▸ WHAT YOU HAVE TO DO
Write out the material again exactly, please, and omit the pictures.

....

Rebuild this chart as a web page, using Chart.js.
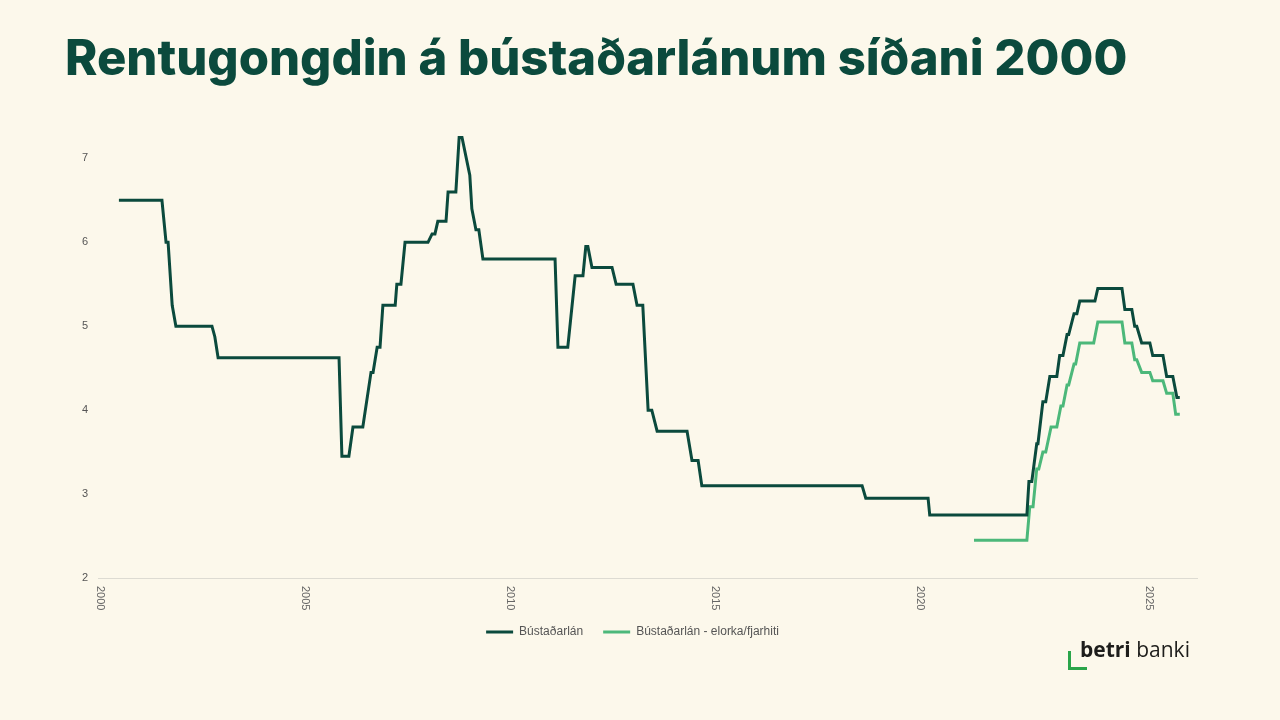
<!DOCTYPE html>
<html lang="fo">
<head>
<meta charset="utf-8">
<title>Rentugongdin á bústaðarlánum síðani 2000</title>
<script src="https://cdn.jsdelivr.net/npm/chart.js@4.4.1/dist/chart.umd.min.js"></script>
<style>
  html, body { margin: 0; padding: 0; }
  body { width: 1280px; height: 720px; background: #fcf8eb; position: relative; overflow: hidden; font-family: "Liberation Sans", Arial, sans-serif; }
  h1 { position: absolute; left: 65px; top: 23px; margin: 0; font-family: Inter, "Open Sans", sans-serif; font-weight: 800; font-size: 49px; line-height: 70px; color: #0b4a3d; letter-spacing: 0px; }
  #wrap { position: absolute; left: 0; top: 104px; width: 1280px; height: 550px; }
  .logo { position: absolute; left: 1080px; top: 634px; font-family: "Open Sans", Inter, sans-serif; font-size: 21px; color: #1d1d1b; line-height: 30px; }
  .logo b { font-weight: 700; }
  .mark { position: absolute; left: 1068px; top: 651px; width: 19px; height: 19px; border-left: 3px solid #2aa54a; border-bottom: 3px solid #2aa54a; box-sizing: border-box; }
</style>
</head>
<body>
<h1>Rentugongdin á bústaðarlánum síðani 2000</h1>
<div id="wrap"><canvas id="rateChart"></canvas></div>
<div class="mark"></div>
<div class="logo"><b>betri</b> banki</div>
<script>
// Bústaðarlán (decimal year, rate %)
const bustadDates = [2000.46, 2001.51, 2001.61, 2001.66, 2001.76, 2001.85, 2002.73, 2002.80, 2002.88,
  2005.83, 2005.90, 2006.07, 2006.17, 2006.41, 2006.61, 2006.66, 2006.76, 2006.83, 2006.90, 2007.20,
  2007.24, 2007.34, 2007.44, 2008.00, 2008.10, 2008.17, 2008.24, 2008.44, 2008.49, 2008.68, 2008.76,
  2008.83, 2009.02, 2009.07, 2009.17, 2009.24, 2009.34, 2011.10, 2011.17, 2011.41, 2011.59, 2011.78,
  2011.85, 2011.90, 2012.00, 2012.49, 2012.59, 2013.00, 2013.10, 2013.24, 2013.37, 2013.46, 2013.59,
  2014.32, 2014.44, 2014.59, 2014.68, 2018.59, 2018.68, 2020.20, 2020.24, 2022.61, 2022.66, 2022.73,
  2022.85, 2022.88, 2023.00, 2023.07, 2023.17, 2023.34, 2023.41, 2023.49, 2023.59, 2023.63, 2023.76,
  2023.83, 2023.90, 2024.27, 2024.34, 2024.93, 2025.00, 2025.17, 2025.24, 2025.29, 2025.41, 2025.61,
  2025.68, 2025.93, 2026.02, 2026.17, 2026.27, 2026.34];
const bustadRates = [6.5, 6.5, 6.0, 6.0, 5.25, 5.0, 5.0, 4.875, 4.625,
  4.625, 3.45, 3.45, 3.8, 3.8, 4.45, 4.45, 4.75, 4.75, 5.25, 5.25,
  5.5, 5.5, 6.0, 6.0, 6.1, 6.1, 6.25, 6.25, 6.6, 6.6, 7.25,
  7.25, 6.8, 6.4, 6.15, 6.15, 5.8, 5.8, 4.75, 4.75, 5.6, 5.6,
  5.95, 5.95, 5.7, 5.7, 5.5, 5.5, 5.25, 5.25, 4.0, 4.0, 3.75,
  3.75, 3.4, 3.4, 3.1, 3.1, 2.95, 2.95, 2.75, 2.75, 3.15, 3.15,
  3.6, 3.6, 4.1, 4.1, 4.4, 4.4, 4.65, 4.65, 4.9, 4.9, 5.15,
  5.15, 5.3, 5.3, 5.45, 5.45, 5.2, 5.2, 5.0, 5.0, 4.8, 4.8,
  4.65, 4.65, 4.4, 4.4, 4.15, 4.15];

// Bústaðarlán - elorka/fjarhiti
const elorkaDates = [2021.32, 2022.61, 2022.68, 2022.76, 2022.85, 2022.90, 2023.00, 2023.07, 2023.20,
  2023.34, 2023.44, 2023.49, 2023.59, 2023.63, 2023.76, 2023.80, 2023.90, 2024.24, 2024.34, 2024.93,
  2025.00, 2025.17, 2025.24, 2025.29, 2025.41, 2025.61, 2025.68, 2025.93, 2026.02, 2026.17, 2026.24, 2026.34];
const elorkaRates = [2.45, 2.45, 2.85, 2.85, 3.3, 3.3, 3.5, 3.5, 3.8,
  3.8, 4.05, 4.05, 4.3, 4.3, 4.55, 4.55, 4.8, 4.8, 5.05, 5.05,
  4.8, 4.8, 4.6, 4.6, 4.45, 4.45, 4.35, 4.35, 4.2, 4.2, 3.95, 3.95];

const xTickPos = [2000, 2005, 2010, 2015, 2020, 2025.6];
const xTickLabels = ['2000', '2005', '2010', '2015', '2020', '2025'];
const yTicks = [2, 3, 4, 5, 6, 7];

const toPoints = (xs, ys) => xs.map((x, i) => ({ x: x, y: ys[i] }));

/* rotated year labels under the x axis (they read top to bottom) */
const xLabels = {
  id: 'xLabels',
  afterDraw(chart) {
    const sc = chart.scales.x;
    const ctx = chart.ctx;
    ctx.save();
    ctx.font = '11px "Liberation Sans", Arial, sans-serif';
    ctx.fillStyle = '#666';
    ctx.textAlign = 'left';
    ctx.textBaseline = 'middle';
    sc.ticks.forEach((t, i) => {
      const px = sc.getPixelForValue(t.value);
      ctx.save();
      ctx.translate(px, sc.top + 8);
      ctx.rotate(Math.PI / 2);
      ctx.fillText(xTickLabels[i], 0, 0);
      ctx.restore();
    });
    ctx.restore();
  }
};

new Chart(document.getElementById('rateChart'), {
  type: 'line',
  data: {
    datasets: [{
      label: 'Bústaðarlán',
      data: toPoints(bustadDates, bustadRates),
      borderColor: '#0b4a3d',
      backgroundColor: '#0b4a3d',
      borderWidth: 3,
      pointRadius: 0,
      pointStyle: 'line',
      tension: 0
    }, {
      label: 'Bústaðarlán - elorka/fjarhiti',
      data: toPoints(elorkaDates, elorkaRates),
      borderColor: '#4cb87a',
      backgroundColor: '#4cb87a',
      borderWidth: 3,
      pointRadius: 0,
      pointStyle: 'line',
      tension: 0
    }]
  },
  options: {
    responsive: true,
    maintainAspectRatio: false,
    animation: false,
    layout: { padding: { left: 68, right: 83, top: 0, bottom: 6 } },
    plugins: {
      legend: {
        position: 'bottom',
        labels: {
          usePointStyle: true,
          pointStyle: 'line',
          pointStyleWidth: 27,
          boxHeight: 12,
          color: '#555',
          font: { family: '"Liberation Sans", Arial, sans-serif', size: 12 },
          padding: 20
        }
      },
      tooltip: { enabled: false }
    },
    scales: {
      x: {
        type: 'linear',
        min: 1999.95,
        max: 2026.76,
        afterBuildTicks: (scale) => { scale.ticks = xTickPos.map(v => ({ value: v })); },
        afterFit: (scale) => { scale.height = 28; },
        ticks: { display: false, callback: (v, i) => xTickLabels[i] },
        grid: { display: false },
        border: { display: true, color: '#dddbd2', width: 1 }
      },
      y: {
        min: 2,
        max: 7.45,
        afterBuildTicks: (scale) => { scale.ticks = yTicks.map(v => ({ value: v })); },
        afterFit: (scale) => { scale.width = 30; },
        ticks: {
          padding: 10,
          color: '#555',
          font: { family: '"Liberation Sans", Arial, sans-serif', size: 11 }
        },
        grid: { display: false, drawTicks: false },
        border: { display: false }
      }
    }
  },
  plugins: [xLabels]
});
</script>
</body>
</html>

....

▸ OUTPUT FOR THIS EXERCISE
Rebuild this chart as a web page, using Chart.js.
<!DOCTYPE html>
<html lang="fo">
<head>
<meta charset="utf-8">
<title>Rentugongdin á bústaðarlánum síðani 2000</title>
<script src="https://cdn.jsdelivr.net/npm/chart.js@4.4.1/dist/chart.umd.min.js"></script>
<style>
  html, body { margin: 0; padding: 0; }
  body { width: 1280px; height: 720px; background: #fcf8eb; position: relative; overflow: hidden; font-family: "Liberation Sans", Arial, sans-serif; }
  h1 { position: absolute; left: 65px; top: 23px; margin: 0; font-family: Inter, "Open Sans", sans-serif; font-weight: 800; font-size: 49px; line-height: 70px; color: #0b4a3d; letter-spacing: 0px; }
  #wrap { position: absolute; left: 0; top: 104px; width: 1280px; height: 550px; }
  .logo { position: absolute; left: 1080px; top: 634px; font-family: "Open Sans", Inter, sans-serif; font-size: 21px; color: #1d1d1b; line-height: 30px; }
  .logo b { font-weight: 700; }
  .mark { position: absolute; left: 1068px; top: 651px; width: 19px; height: 19px; border-left: 3px solid #2aa54a; border-bottom: 3px solid #2aa54a; box-sizing: border-box; }
</style>
</head>
<body>
<h1>Rentugongdin á bústaðarlánum síðani 2000</h1>
<div id="wrap"><canvas id="rateChart"></canvas></div>
<div class="mark"></div>
<div class="logo"><b>betri</b> banki</div>
<script>
// Bústaðarlán (decimal year, rate %)
const bustadDates = [2000.46, 2001.51, 2001.61, 2001.66, 2001.76, 2001.85, 2002.73, 2002.80, 2002.88,
  2005.83, 2005.90, 2006.07, 2006.17, 2006.41, 2006.61, 2006.66, 2006.76, 2006.83, 2006.90, 2007.20,
  2007.24, 2007.34, 2007.44, 2008.00, 2008.10, 2008.17, 2008.24, 2008.44, 2008.49, 2008.68, 2008.76,
  2008.83, 2009.02, 2009.07, 2009.17, 2009.24, 2009.34, 2011.10, 2011.17, 2011.41, 2011.59, 2011.78,
  2011.85, 2011.90, 2012.00, 2012.49, 2012.59, 2013.00, 2013.10, 2013.24, 2013.37, 2013.46, 2013.59,
  2014.32, 2014.44, 2014.59, 2014.68, 2018.59, 2018.68, 2020.20, 2020.24, 2022.61, 2022.66, 2022.73,
  2022.85, 2022.88, 2023.00, 2023.07, 2023.17, 2023.34, 2023.41, 2023.49, 2023.59, 2023.63, 2023.76,
  2023.83, 2023.90, 2024.27, 2024.34, 2024.93, 2025.00, 2025.17, 2025.24, 2025.29, 2025.41, 2025.61,
  2025.68, 2025.93, 2026.02, 2026.17, 2026.27, 2026.34];
const bustadRates = [6.5, 6.5, 6.0, 6.0, 5.25, 5.0, 5.0, 4.875, 4.625,
  4.625, 3.45, 3.45, 3.8, 3.8, 4.45, 4.45, 4.75, 4.75, 5.25, 5.25,
  5.5, 5.5, 6.0, 6.0, 6.1, 6.1, 6.25, 6.25, 6.6, 6.6, 7.25,
  7.25, 6.8, 6.4, 6.15, 6.15, 5.8, 5.8, 4.75, 4.75, 5.6, 5.6,
  5.95, 5.95, 5.7, 5.7, 5.5, 5.5, 5.25, 5.25, 4.0, 4.0, 3.75,
  3.75, 3.4, 3.4, 3.1, 3.1, 2.95, 2.95, 2.75, 2.75, 3.15, 3.15,
  3.6, 3.6, 4.1, 4.1, 4.4, 4.4, 4.65, 4.65, 4.9, 4.9, 5.15,
  5.15, 5.3, 5.3, 5.45, 5.45, 5.2, 5.2, 5.0, 5.0, 4.8, 4.8,
  4.65, 4.65, 4.4, 4.4, 4.15, 4.15];

// Bústaðarlán - elorka/fjarhiti
const elorkaDates = [2021.32, 2022.61, 2022.68, 2022.76, 2022.85, 2022.90, 2023.00, 2023.07, 2023.20,
  2023.34, 2023.44, 2023.49, 2023.59, 2023.63, 2023.76, 2023.80, 2023.90, 2024.24, 2024.34, 2024.93,
  2025.00, 2025.17, 2025.24, 2025.29, 2025.41, 2025.61, 2025.68, 2025.93, 2026.02, 2026.17, 2026.24, 2026.34];
const elorkaRates = [2.45, 2.45, 2.85, 2.85, 3.3, 3.3, 3.5, 3.5, 3.8,
  3.8, 4.05, 4.05, 4.3, 4.3, 4.55, 4.55, 4.8, 4.8, 5.05, 5.05,
  4.8, 4.8, 4.6, 4.6, 4.45, 4.45, 4.35, 4.35, 4.2, 4.2, 3.95, 3.95];

const xTickPos = [2000, 2005, 2010, 2015, 2020, 2025.6];
const xTickLabels = ['2000', '2005', '2010', '2015', '2020', '2025'];
const yTicks = [2, 3, 4, 5, 6, 7];

const toPoints = (xs, ys) => xs.map((x, i) => ({ x: x, y: ys[i] }));

/* rotated year labels under the x axis (they read top to bottom) */
const xLabels = {
  id: 'xLabels',
  afterDraw(chart) {
    const sc = chart.scales.x;
    const ctx = chart.ctx;
    ctx.save();
    ctx.font = '11px "Liberation Sans", Arial, sans-serif';
    ctx.fillStyle = '#666';
    ctx.textAlign = 'left';
    ctx.textBaseline = 'middle';
    sc.ticks.forEach((t, i) => {
      const px = sc.getPixelForValue(t.value);
      ctx.save();
      ctx.translate(px, sc.top + 8);
      ctx.rotate(Math.PI / 2);
      ctx.fillText(xTickLabels[i], 0, 0);
      ctx.restore();
    });
    ctx.restore();
  }
};

new Chart(document.getElementById('rateChart'), {
  type: 'line',
  data: {
    datasets: [{
      label: 'Bústaðarlán',
      data: toPoints(bustadDates, bustadRates),
      borderColor: '#0b4a3d',
      backgroundColor: '#0b4a3d',
      borderWidth: 3,
      pointRadius: 0,
      pointStyle: 'line',
      tension: 0
    }, {
      label: 'Bústaðarlán - elorka/fjarhiti',
      data: toPoints(elorkaDates, elorkaRates),
      borderColor: '#4cb87a',
      backgroundColor: '#4cb87a',
      borderWidth: 3,
      pointRadius: 0,
      pointStyle: 'line',
      tension: 0
    }]
  },
  options: {
    responsive: true,
    maintainAspectRatio: false,
    animation: false,
    layout: { padding: { left: 68, right: 83, top: 0, bottom: 6 } },
    plugins: {
      legend: {
        position: 'bottom',
        labels: {
          usePointStyle: true,
          pointStyle: 'line',
          pointStyleWidth: 27,
          boxHeight: 12,
          color: '#555',
          font: { family: '"Liberation Sans", Arial, sans-serif', size: 12 },
          padding: 20
        }
      },
      tooltip: { enabled: false }
    },
    scales: {
      x: {
        type: 'linear',
        min: 1999.95,
        max: 2026.76,
        afterBuildTicks: (scale) => { scale.ticks = xTickPos.map(v => ({ value: v })); },
        afterFit: (scale) => { scale.height = 28; },
        ticks: { display: false, callback: (v, i) => xTickLabels[i] },
        grid: { display: false },
        border: { display: true, color: '#dddbd2', width: 1 }
      },
      y: {
        min: 2,
        max: 7.45,
        afterBuildTicks: (scale) => { scale.ticks = yTicks.map(v => ({ value: v })); },
        afterFit: (scale) => { scale.width = 30; },
        ticks: {
          padding: 10,
          color: '#555',
          font: { family: '"Liberation Sans", Arial, sans-serif', size: 11 }
        },
        grid: { display: false, drawTicks: false },
        border: { display: false }
      }
    }
  },
  plugins: [xLabels]
});
</script>
</body>
</html>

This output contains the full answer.